Reproduce the full listing below unchanged, apart from the pictures.

** BEGIN DATASET SECTION **

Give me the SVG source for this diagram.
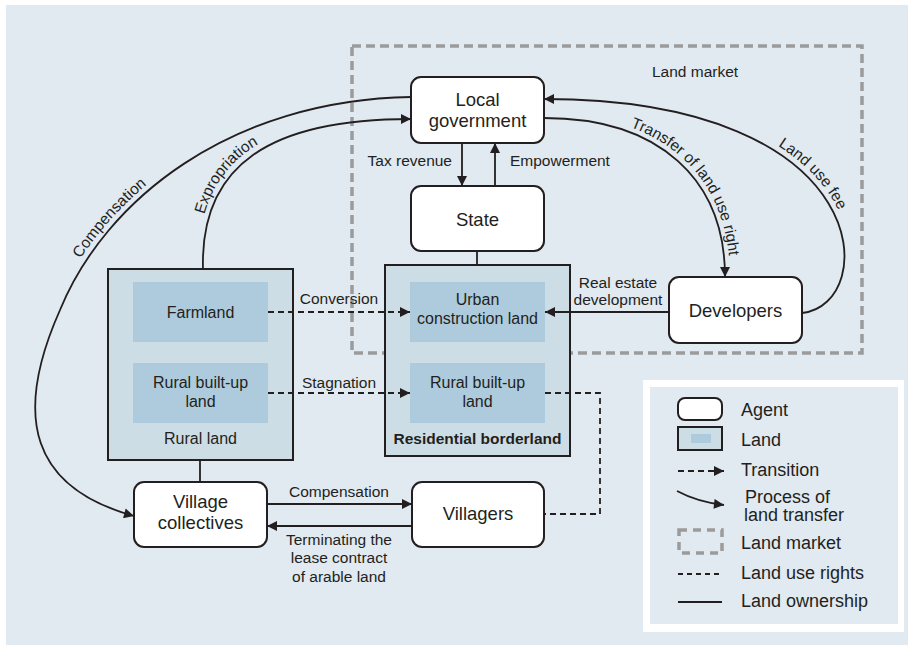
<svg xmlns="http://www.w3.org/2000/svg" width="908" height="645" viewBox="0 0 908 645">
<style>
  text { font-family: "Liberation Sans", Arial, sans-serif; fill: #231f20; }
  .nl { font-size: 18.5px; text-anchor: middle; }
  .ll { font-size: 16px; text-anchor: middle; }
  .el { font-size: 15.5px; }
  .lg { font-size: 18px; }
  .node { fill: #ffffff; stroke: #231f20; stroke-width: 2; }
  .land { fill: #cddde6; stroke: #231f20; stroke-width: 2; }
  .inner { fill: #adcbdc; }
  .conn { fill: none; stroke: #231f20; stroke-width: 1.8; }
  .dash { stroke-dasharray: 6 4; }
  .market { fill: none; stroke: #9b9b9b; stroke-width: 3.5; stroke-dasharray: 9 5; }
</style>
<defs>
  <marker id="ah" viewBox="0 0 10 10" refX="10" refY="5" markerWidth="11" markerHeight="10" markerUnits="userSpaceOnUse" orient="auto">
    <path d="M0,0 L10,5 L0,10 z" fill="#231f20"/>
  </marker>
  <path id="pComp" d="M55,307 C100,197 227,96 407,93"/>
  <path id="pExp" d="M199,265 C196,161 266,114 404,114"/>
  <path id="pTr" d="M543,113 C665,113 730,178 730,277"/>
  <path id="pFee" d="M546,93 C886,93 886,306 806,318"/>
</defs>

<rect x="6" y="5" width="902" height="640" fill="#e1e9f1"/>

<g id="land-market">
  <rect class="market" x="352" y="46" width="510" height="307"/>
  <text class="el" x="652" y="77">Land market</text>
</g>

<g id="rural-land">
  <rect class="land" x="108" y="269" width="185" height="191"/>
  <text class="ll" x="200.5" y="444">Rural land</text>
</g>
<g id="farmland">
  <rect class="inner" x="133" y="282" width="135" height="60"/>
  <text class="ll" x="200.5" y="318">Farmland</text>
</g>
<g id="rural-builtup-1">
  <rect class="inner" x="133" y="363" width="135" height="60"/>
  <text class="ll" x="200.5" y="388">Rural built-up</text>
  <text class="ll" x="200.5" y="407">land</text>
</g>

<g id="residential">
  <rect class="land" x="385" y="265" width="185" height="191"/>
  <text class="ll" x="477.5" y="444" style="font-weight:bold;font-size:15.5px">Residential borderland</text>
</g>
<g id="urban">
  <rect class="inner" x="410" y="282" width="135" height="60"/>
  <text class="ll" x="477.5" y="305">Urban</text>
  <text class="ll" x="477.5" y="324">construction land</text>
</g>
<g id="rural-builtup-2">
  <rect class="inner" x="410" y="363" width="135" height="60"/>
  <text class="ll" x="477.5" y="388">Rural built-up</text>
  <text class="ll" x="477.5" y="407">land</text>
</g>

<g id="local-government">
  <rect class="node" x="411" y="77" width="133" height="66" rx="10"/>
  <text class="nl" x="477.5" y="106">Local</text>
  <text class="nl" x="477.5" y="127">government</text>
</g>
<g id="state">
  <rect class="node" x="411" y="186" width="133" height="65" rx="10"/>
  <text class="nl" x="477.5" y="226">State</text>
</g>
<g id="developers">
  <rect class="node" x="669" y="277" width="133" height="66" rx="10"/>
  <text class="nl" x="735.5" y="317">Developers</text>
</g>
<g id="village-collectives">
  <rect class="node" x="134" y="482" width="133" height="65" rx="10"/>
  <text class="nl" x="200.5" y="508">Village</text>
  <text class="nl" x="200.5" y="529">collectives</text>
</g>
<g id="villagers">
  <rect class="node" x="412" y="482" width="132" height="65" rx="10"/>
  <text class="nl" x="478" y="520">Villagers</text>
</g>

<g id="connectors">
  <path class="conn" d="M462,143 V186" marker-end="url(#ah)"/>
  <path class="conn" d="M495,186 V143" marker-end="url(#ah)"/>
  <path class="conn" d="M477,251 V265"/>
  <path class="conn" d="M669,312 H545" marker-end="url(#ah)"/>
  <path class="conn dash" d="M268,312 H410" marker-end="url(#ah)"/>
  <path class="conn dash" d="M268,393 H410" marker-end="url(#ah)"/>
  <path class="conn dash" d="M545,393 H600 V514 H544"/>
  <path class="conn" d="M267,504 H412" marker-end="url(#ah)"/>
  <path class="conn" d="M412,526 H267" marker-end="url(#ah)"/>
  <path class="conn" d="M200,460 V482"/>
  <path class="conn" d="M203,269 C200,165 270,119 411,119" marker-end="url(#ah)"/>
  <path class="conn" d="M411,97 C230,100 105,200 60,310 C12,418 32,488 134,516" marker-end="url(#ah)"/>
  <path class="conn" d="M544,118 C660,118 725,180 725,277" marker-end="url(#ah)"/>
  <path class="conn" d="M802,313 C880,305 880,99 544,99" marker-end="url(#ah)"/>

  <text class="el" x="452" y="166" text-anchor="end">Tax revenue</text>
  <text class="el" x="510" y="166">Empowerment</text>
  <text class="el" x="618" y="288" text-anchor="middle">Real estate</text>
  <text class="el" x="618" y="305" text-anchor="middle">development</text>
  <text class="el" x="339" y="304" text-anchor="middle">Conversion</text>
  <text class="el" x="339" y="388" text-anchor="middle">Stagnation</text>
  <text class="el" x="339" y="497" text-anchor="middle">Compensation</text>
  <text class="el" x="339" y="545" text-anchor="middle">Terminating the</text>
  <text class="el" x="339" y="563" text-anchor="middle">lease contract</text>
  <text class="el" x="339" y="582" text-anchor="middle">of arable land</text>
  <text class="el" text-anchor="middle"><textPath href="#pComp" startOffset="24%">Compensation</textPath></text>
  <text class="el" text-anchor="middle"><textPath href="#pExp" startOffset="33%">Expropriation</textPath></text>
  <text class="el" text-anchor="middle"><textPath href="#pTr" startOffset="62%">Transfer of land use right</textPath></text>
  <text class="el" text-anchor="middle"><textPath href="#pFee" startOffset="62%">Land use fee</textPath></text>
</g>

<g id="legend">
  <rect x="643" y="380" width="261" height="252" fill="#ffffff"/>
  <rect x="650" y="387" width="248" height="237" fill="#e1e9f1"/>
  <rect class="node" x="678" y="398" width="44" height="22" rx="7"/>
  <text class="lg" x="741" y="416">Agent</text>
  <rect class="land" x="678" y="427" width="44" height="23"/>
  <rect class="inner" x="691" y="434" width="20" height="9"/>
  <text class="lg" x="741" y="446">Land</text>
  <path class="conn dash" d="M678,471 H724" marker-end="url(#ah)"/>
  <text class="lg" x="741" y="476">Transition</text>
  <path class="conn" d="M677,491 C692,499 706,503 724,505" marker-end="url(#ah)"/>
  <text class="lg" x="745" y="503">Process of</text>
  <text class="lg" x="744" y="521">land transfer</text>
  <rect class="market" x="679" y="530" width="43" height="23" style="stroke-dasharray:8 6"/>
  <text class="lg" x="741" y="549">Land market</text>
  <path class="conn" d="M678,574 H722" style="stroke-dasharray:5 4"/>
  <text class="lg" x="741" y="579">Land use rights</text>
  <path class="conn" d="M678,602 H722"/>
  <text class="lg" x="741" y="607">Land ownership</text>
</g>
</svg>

** END DATASET SECTION **

_THE COMPLETED TASK_
Give me the SVG source for this diagram.
<svg xmlns="http://www.w3.org/2000/svg" width="908" height="645" viewBox="0 0 908 645">
<style>
  text { font-family: "Liberation Sans", Arial, sans-serif; fill: #231f20; }
  .nl { font-size: 18.5px; text-anchor: middle; }
  .ll { font-size: 16px; text-anchor: middle; }
  .el { font-size: 15.5px; }
  .lg { font-size: 18px; }
  .node { fill: #ffffff; stroke: #231f20; stroke-width: 2; }
  .land { fill: #cddde6; stroke: #231f20; stroke-width: 2; }
  .inner { fill: #adcbdc; }
  .conn { fill: none; stroke: #231f20; stroke-width: 1.8; }
  .dash { stroke-dasharray: 6 4; }
  .market { fill: none; stroke: #9b9b9b; stroke-width: 3.5; stroke-dasharray: 9 5; }
</style>
<defs>
  <marker id="ah" viewBox="0 0 10 10" refX="10" refY="5" markerWidth="11" markerHeight="10" markerUnits="userSpaceOnUse" orient="auto">
    <path d="M0,0 L10,5 L0,10 z" fill="#231f20"/>
  </marker>
  <path id="pComp" d="M55,307 C100,197 227,96 407,93"/>
  <path id="pExp" d="M199,265 C196,161 266,114 404,114"/>
  <path id="pTr" d="M543,113 C665,113 730,178 730,277"/>
  <path id="pFee" d="M546,93 C886,93 886,306 806,318"/>
</defs>

<rect x="6" y="5" width="902" height="640" fill="#e1e9f1"/>

<g id="land-market">
  <rect class="market" x="352" y="46" width="510" height="307"/>
  <text class="el" x="652" y="77">Land market</text>
</g>

<g id="rural-land">
  <rect class="land" x="108" y="269" width="185" height="191"/>
  <text class="ll" x="200.5" y="444">Rural land</text>
</g>
<g id="farmland">
  <rect class="inner" x="133" y="282" width="135" height="60"/>
  <text class="ll" x="200.5" y="318">Farmland</text>
</g>
<g id="rural-builtup-1">
  <rect class="inner" x="133" y="363" width="135" height="60"/>
  <text class="ll" x="200.5" y="388">Rural built-up</text>
  <text class="ll" x="200.5" y="407">land</text>
</g>

<g id="residential">
  <rect class="land" x="385" y="265" width="185" height="191"/>
  <text class="ll" x="477.5" y="444" style="font-weight:bold;font-size:15.5px">Residential borderland</text>
</g>
<g id="urban">
  <rect class="inner" x="410" y="282" width="135" height="60"/>
  <text class="ll" x="477.5" y="305">Urban</text>
  <text class="ll" x="477.5" y="324">construction land</text>
</g>
<g id="rural-builtup-2">
  <rect class="inner" x="410" y="363" width="135" height="60"/>
  <text class="ll" x="477.5" y="388">Rural built-up</text>
  <text class="ll" x="477.5" y="407">land</text>
</g>

<g id="local-government">
  <rect class="node" x="411" y="77" width="133" height="66" rx="10"/>
  <text class="nl" x="477.5" y="106">Local</text>
  <text class="nl" x="477.5" y="127">government</text>
</g>
<g id="state">
  <rect class="node" x="411" y="186" width="133" height="65" rx="10"/>
  <text class="nl" x="477.5" y="226">State</text>
</g>
<g id="developers">
  <rect class="node" x="669" y="277" width="133" height="66" rx="10"/>
  <text class="nl" x="735.5" y="317">Developers</text>
</g>
<g id="village-collectives">
  <rect class="node" x="134" y="482" width="133" height="65" rx="10"/>
  <text class="nl" x="200.5" y="508">Village</text>
  <text class="nl" x="200.5" y="529">collectives</text>
</g>
<g id="villagers">
  <rect class="node" x="412" y="482" width="132" height="65" rx="10"/>
  <text class="nl" x="478" y="520">Villagers</text>
</g>

<g id="connectors">
  <path class="conn" d="M462,143 V186" marker-end="url(#ah)"/>
  <path class="conn" d="M495,186 V143" marker-end="url(#ah)"/>
  <path class="conn" d="M477,251 V265"/>
  <path class="conn" d="M669,312 H545" marker-end="url(#ah)"/>
  <path class="conn dash" d="M268,312 H410" marker-end="url(#ah)"/>
  <path class="conn dash" d="M268,393 H410" marker-end="url(#ah)"/>
  <path class="conn dash" d="M545,393 H600 V514 H544"/>
  <path class="conn" d="M267,504 H412" marker-end="url(#ah)"/>
  <path class="conn" d="M412,526 H267" marker-end="url(#ah)"/>
  <path class="conn" d="M200,460 V482"/>
  <path class="conn" d="M203,269 C200,165 270,119 411,119" marker-end="url(#ah)"/>
  <path class="conn" d="M411,97 C230,100 105,200 60,310 C12,418 32,488 134,516" marker-end="url(#ah)"/>
  <path class="conn" d="M544,118 C660,118 725,180 725,277" marker-end="url(#ah)"/>
  <path class="conn" d="M802,313 C880,305 880,99 544,99" marker-end="url(#ah)"/>

  <text class="el" x="452" y="166" text-anchor="end">Tax revenue</text>
  <text class="el" x="510" y="166">Empowerment</text>
  <text class="el" x="618" y="288" text-anchor="middle">Real estate</text>
  <text class="el" x="618" y="305" text-anchor="middle">development</text>
  <text class="el" x="339" y="304" text-anchor="middle">Conversion</text>
  <text class="el" x="339" y="388" text-anchor="middle">Stagnation</text>
  <text class="el" x="339" y="497" text-anchor="middle">Compensation</text>
  <text class="el" x="339" y="545" text-anchor="middle">Terminating the</text>
  <text class="el" x="339" y="563" text-anchor="middle">lease contract</text>
  <text class="el" x="339" y="582" text-anchor="middle">of arable land</text>
  <text class="el" text-anchor="middle"><textPath href="#pComp" startOffset="24%">Compensation</textPath></text>
  <text class="el" text-anchor="middle"><textPath href="#pExp" startOffset="33%">Expropriation</textPath></text>
  <text class="el" text-anchor="middle"><textPath href="#pTr" startOffset="62%">Transfer of land use right</textPath></text>
  <text class="el" text-anchor="middle"><textPath href="#pFee" startOffset="62%">Land use fee</textPath></text>
</g>

<g id="legend">
  <rect x="643" y="380" width="261" height="252" fill="#ffffff"/>
  <rect x="650" y="387" width="248" height="237" fill="#e1e9f1"/>
  <rect class="node" x="678" y="398" width="44" height="22" rx="7"/>
  <text class="lg" x="741" y="416">Agent</text>
  <rect class="land" x="678" y="427" width="44" height="23"/>
  <rect class="inner" x="691" y="434" width="20" height="9"/>
  <text class="lg" x="741" y="446">Land</text>
  <path class="conn dash" d="M678,471 H724" marker-end="url(#ah)"/>
  <text class="lg" x="741" y="476">Transition</text>
  <path class="conn" d="M677,491 C692,499 706,503 724,505" marker-end="url(#ah)"/>
  <text class="lg" x="745" y="503">Process of</text>
  <text class="lg" x="744" y="521">land transfer</text>
  <rect class="market" x="679" y="530" width="43" height="23" style="stroke-dasharray:8 6"/>
  <text class="lg" x="741" y="549">Land market</text>
  <path class="conn" d="M678,574 H722" style="stroke-dasharray:5 4"/>
  <text class="lg" x="741" y="579">Land use rights</text>
  <path class="conn" d="M678,602 H722"/>
  <text class="lg" x="741" y="607">Land ownership</text>
</g>
</svg>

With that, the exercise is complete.